Natasha:
How have you been? I hope you are doing well.
I am, as I stated in my previous letter, envious of you. You always show unwavering kindness to your patients... I'm envious of your inherent compassion.
I remember giving a speech on stage when I first started school, waving my arms, and advocating for the development of "Blizzard Immunity." In hindsight, I was a fool. During my final days of medical school, I became increasingly stubborn and withdrew into myself. Experiments and ambitions consumed my heart, and the patients who were supposed to be in my care were progressively ignored...
Natasha, I dare not beg your forgiveness. I owe the people of the Underworld too much already.
I might have spent the rest of my life as a madman wallowing in my convictions if you hadn't agreed to my desire for self-exile. The cold has revealed to me my arrogance. How can a child who grew up in warmth ever begin to comprehend a cure to bitter cold? Thank you for giving me one last chance to discover the answer.
I live in abandoned houses under broken roofs and continue my experiments.
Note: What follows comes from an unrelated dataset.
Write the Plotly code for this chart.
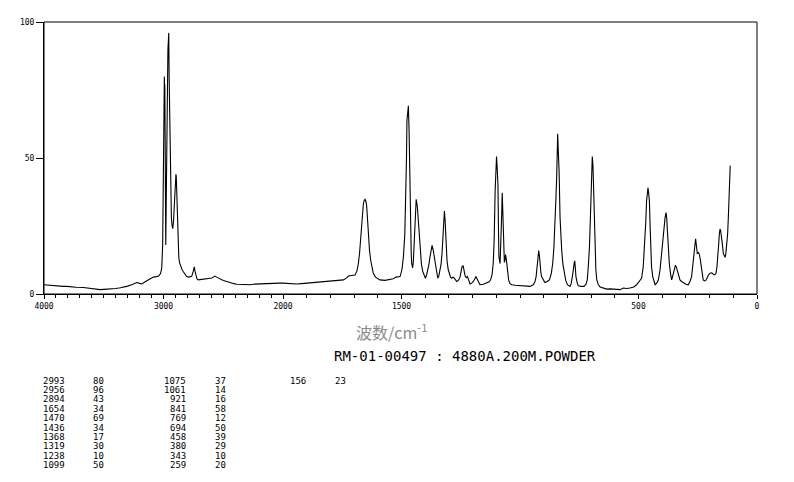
import plotly.graph_objects as go

# ---- spectrum: 4000-2000 cm-1 (compressed scale) ----
wn_high = [4000, 3960, 3922, 3880, 3840, 3810, 3770, 3730, 3671, 3630, 3587, 3560, 3531, 3500,
           3448, 3400, 3360, 3336, 3300, 3266, 3240, 3224, 3200, 3182, 3150, 3127, 3100, 3085,
           3060, 3040, 3025, 3015, 3007, 3002, 2998, 2995, 2993, 2991, 2989, 2987, 2984, 2981,
           2977, 2972, 2968, 2963, 2958, 2956, 2953, 2948, 2944, 2940, 2934, 2928, 2922, 2916,
           2908, 2900, 2896, 2893, 2889, 2884, 2878, 2872, 2866, 2856, 2845, 2834, 2820, 2806,
           2790, 2775, 2764, 2752, 2746, 2742, 2737, 2731, 2720, 2709, 2690, 2667, 2650, 2630,
           2611, 2595, 2580, 2569, 2555, 2540, 2527, 2500, 2471, 2440, 2410, 2387, 2360, 2330,
           2300, 2276, 2250, 2220, 2180, 2150, 2120, 2080, 2040, 2000]
int_high = [3.4, 3.2, 3.0, 2.9, 2.8, 2.8, 2.6, 2.5, 2.4, 2.1, 1.9, 1.7, 1.6, 1.7,
            1.8, 2.0, 2.3, 2.5, 2.9, 3.4, 4.0, 4.2, 3.9, 3.7, 4.6, 5.2, 5.9, 6.2,
            6.4, 6.6, 7.5, 9.4, 17.9, 45, 68, 78, 80, 76, 77, 60, 30, 18,
            35, 70, 86, 90, 94, 96, 80, 60, 45, 36, 28, 25, 24, 27,
            35, 42, 44, 43, 36, 27, 18, 13.5, 11.5, 10, 9, 8.2, 7.2, 6.4,
            6.2, 6.3, 6.5, 8.2, 9.6, 10, 8.5, 7, 5.6, 5.2, 5.3, 5.4, 5.5, 5.6,
            5.6, 5.9, 6.3, 6.6, 6.2, 5.8, 5.4, 5.0, 4.6, 4.1, 3.8, 3.6, 3.5, 3.4,
            3.5, 3.4, 3.6, 3.7, 3.8, 3.8, 4.0, 3.9, 4.0, 4.0]

# ---- 2000-0 cm-1 (expanded scale) ----
wn_low = [2000, 1970, 1942, 1910, 1872, 1840, 1802, 1770, 1745, 1730, 1724, 1710, 1696, 1688,
          1682, 1677, 1672, 1666, 1661, 1657, 1654, 1650, 1647, 1643, 1640, 1635, 1630, 1624,
          1619, 1610, 1600, 1591, 1570, 1549, 1535, 1523, 1510, 1506, 1498, 1492, 1486, 1482,
          1479, 1477, 1474, 1471, 1468, 1466, 1464, 1462, 1459, 1457, 1453, 1450, 1447, 1444,
          1441, 1438, 1433, 1430, 1426, 1422, 1416, 1410, 1404, 1399, 1394, 1389, 1384, 1380,
          1375, 1371, 1366, 1361, 1357, 1352, 1347, 1343, 1338, 1333, 1329, 1325, 1321, 1319,
          1316, 1314, 1311, 1308, 1303, 1298, 1293, 1288, 1283, 1278, 1272, 1267, 1260, 1253,
          1248, 1245, 1240, 1235, 1231, 1226, 1222, 1216, 1211, 1204, 1197, 1191, 1186, 1181,
          1177, 1172, 1169, 1155, 1140, 1130, 1124, 1118, 1113, 1109, 1105, 1102, 1099, 1096,
          1093, 1091, 1089, 1084, 1080, 1077, 1075, 1072, 1070, 1066, 1063, 1061, 1058, 1055,
          1052, 1048, 1042, 1035, 1020, 1000, 980, 958, 944, 937, 932, 927, 924, 921,
          918, 916, 912, 909, 902, 895, 885, 876, 868, 862, 857, 852, 848, 845,
          843, 841, 839, 837, 835, 831, 828, 824, 819, 814, 807, 800, 789, 784,
          781, 775, 771, 769, 766, 764, 759, 754, 742, 730, 722, 716, 712, 707,
          703, 700, 697, 695, 692, 690, 687, 685, 680, 676, 670, 662, 650, 634,
          620, 606, 590, 578, 564, 550, 536, 520, 508, 497, 487, 480, 473, 469,
          466, 462, 460, 457, 454, 451, 449, 445, 440, 435, 430, 423, 416, 409,
          402, 397, 392, 388, 384, 381, 378, 374, 370, 365, 360, 356, 353, 348,
          344, 340, 335, 330, 325, 318, 311, 300, 290, 283, 276, 271, 266, 262,
          259, 256, 252, 247, 243, 239, 235, 231, 227, 221, 216, 210, 205, 198,
          191, 186, 181, 176, 173, 169, 165, 162, 159, 156, 153, 150, 147, 142,
          138, 135, 132, 128, 124, 121, 119, 117, 115, 113]
int_low = [4.0, 3.8, 3.7, 3.9, 4.2, 4.4, 4.6, 4.8, 5.2, 6.0, 6.6, 6.8, 7.0, 8.5,
           11.2, 15, 20.9, 27, 33, 34.5, 34.8, 34, 32.4, 27, 22, 16, 12.4, 9.5,
           7.6, 6.2, 5.5, 5.2, 5.0, 5.2, 5.6, 6.2, 6.4, 6.4, 9, 13.6, 22, 34,
           50, 63.8, 68, 69.2, 60, 45, 32, 22, 15, 11.2, 9.6, 12, 17.2, 25,
           33, 34.8, 32, 28, 22, 16, 11, 8.2, 6.5, 5.8, 7, 8.8, 11, 13.6,
           16.5, 17.9, 16, 13, 10, 7.5, 5.8, 6.5, 8.2, 11, 14.9, 21, 28, 30.5,
           27, 23.3, 17, 12.4, 9, 7.0, 6.2, 5.8, 6.2, 5.9, 5.0, 4.6, 5.0, 6.2,
           8.5, 10, 10.4, 8.5, 6.4, 6.0, 6.4, 5.0, 3.7, 4.0, 4.6, 5.5, 6.4, 5.5,
           4.6, 3.8, 3.4, 3.6, 4.0, 4.5, 5.2, 7, 11.2, 20, 37.8, 46, 50.5, 46,
           40, 25, 13.6, 11.2, 19.7, 30, 37.2, 30, 23.3, 11.6, 12.5, 14.5, 13, 11.2,
           8, 5.2, 3.8, 3.4, 3.2, 3.0, 2.9, 2.8, 3.4, 4.5, 6.4, 12.4, 15, 16,
           14, 11.2, 8, 6.4, 5, 4.2, 4.6, 5.2, 7.5, 11.2, 17, 25.7, 36, 43.8,
           52, 58.9, 54, 50, 45, 28, 20, 16, 11, 8.2, 5, 3.4, 2.8, 3.8,
           5.2, 8.8, 11.5, 12.2, 9, 6.4, 4.2, 3.0, 2.8, 2.8, 3.5, 5.2, 10, 17.2,
           28, 37.8, 46, 50.5, 47, 40.2, 28, 17.2, 9, 5.2, 3.5, 2.6, 2.2, 1.8,
           1.9, 1.8, 1.7, 1.6, 2.2, 2.0, 2.2, 2.6, 3.4, 4.5, 5.8, 10, 19.7, 27,
           34.2, 38, 39, 37, 34.2, 25, 17.2, 10, 6.4, 4.2, 3.4, 4.0, 5.2, 9,
           16, 21, 25.7, 28, 29.9, 28, 23.3, 16, 11.2, 7.5, 5.2, 6.5, 7.6, 9.5,
           10.6, 9.8, 8.2, 6.5, 5.2, 4.6, 4.2, 3.6, 3.4, 4.5, 6.4, 10, 14.9, 18.5,
           20.3, 18, 14.9, 15.2, 14.5, 12.5, 10, 7, 5.2, 4.8, 5.0, 6.0, 7.0, 7.6,
           7.8, 7.4, 7.0, 7.2, 7.6, 10, 13.6, 18, 22, 23.9, 23, 21.5, 19, 14.9,
           13.6, 13.5, 14.5, 17.2, 22, 28, 33, 39, 43, 47.2]

# ---- peak table ----
peaks_a_wn = ["2993", "2956", "2894", "1654", "1470", "1436", "1368", "1319", "1238", "1099"]
peaks_a_i = ["80", "96", "43", "34", "69", "34", "17", "30", "10", "50"]
peaks_b_wn = ["1075", "1061", "921", "841", "769", "694", "458", "380", "343", "259"]
peaks_b_i = ["37", "14", "16", "58", "12", "50", "39", "29", "10", "20"]
peaks_c_wn = ["156"]
peaks_c_i = ["23"]

# ---- axis ticks ----
x_hi_ticks = [4000, 3000, 2000]
x_lo_ticks = [1500, 500, 0]
y_ticks = [0, 50, 100]

title_text = "波数/cm<sup>-1</sup>"
sample_text = "RM-01-00497 : 4880A.200M.POWDER"

# ---- layout geometry (page pixels; the page body adds an 8 px offset) ----
OFF = 8
W, H = 794 - OFF, 482 - OFF
L, R, T, B = 44, 757, 18, 294
split = (283 - L) / (R - L)

mono = "DejaVu Sans Mono"

fig = go.Figure()
fig.add_trace(go.Scatter(x=wn_high, y=int_high, mode="lines", xaxis="x", yaxis="y",
                         line=dict(color="black", width=1.1), showlegend=False,
                         hoverinfo="skip"))
fig.add_trace(go.Scatter(x=wn_low, y=int_low, mode="lines", xaxis="x2", yaxis="y",
                         line=dict(color="black", width=1.1), showlegend=False,
                         hoverinfo="skip"))

axis_common = dict(showgrid=False, zeroline=False, showline=True, linecolor="black",
                   linewidth=1, ticks="outside", ticklen=4, tickcolor="black",
                   tickfont=dict(family=mono, size=8, color="black"))
minor = dict(tickmode="linear", tick0=0, dtick=100, ticklen=2.5, ticks="outside",
             tickcolor="black", showgrid=False)

fig.update_layout(
    width=W, height=H, autosize=False,
    paper_bgcolor="white", plot_bgcolor="white",
    margin=dict(l=L - OFF, r=794 - R, t=T - OFF, b=482 - B, pad=0),
    xaxis=dict(domain=[0, split], range=[4000, 2000], anchor="y",
               tickmode="array", tickvals=x_hi_ticks,
               ticktext=[str(v) for v in x_hi_ticks], minor=minor, **axis_common),
    xaxis2=dict(domain=[split, 1], range=[2000, 0], anchor="y",
                tickmode="array", tickvals=x_lo_ticks,
                ticktext=[str(v) for v in x_lo_ticks], minor=minor, **axis_common),
    yaxis=dict(domain=[0, 1], range=[0, 100], anchor="x",
               tickmode="array", tickvals=y_ticks,
               ticktext=[str(v) for v in y_ticks],
               **{**axis_common, "ticklen": 7}),
)

# frame (top and right sides)
fig.add_shape(type="rect", xref="paper", yref="paper", x0=0, x1=1, y0=0, y1=1,
              line=dict(color="black", width=1), layer="above")


def px(xp):
    return (xp - L) / (R - L)


def py(yp):
    return (B - yp) / (B - T)


fig.add_annotation(x=px(391), y=py(332), xref="paper", yref="paper", text=title_text,
                   showarrow=False, xanchor="center", yanchor="middle",
                   font=dict(family="Noto Sans CJK SC", size=16, color="#8a8a8a"))
fig.add_annotation(x=px(465), y=py(357), xref="paper", yref="paper", text=sample_text,
                   showarrow=False, xanchor="center", yanchor="middle",
                   font=dict(family=mono, size=14, color="black"))

row0, dy = 382, 9.5
cols = [(67, peaks_a_wn), (106, peaks_a_i), (188, peaks_b_wn), (228, peaks_b_i),
        (308, peaks_c_wn), (348, peaks_c_i)]
for xr, vals in cols:
    for i, v in enumerate(vals):
        fig.add_annotation(x=px(xr), y=py(row0 + i * dy), xref="paper", yref="paper",
                           text=v, showarrow=False, xanchor="right", yanchor="middle",
                           font=dict(family=mono, size=9, color="black"))

fig.write_html("out.html")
One step after another, I've made breakthroughs. I'm trembling, not because of the cold... but because I can feel I'm getting closer to the answer I seek... I'd become a pariah, unable to return to civilized society nor to face my parents... but I didn't despair, because I'd discovered the meaning of my existence. I had a feeling I was on the right track.
The reagents I developed in the Underworld have a serious flaw: the medication only addresses the issue of organ hypothermia and failure, and it will be caught in a never-ending vicious cycle of consumption and recovery. I should have changed the focus of my study a long time ago and tried to figure out how to raise the temperature of the organs and of the body in a controlled manner.
Natasha, thank you very much. You helped me find the missing piece in the development of Blizzard Immunity.